I'd say the number of founders who can truly aspire to get funded by the "Big
Boys" (and have the choice you talk about) is relatively small - for example
my lack of connections in the US precludes me from raising from them because I
can't get a proper warm intro. You need to align a lot of stars.

That being said, I think he was referring to the complexity of multi-note cap
tables (and time and mental effort required to deal with their preferred stock
classes etc. vs 5 equivalent other deals using a vanilla structure) rather
than the billionaires outbidding him. He talks more about it in another post
[1].

Having been on a desk that traded exotics I very much agree that (unnecessary)
complication in financial products is not a good thing, and is usually
associated with people hoping you'll slip up.

[1] [https://www.quora.com/Y-Combinator-What-are-the-pros-and-
con...](https://www.quora.com/Y-Combinator-What-are-the-pros-and-cons-of-YCs-
SAFE-securities-versus-convertible-notes/answer/Jason-M.-Lemkin)

------
alkonaut
> I want to hear that you are building a unicorn — or at least, trying.
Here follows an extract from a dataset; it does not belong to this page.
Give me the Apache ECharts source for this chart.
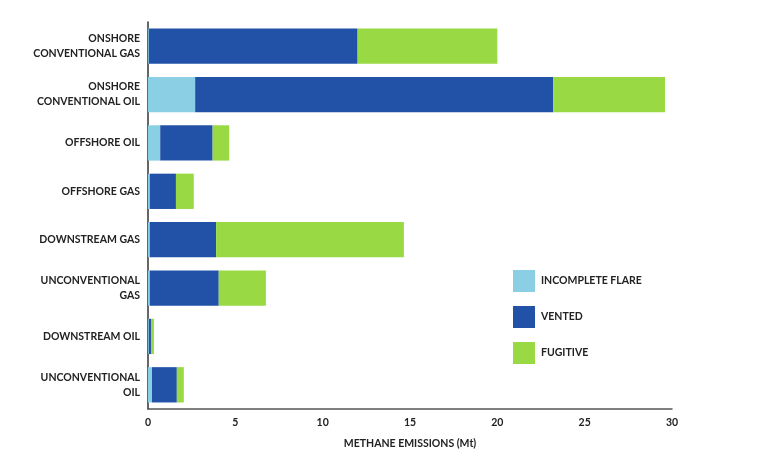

Is this the mentality of the whole startup/venture capital universe? (Excuse
me for being disconnected, this is a completely separate world from mine). Are
there no venture capitalists, or young startup kids who want to build
companies that just grow slowly and organically, and that are profitable
throughout, rather than trying to build some service at breakneck speed while
pumping up a valuation and hoping for an "exit"? Is there no venture capital
invested with a horizon of a decade or three?

Is venture capital in software just basically buying lottery tickets in 100
startups, hoping to find one unicorn (success) instead of zero unicorns
(failure)?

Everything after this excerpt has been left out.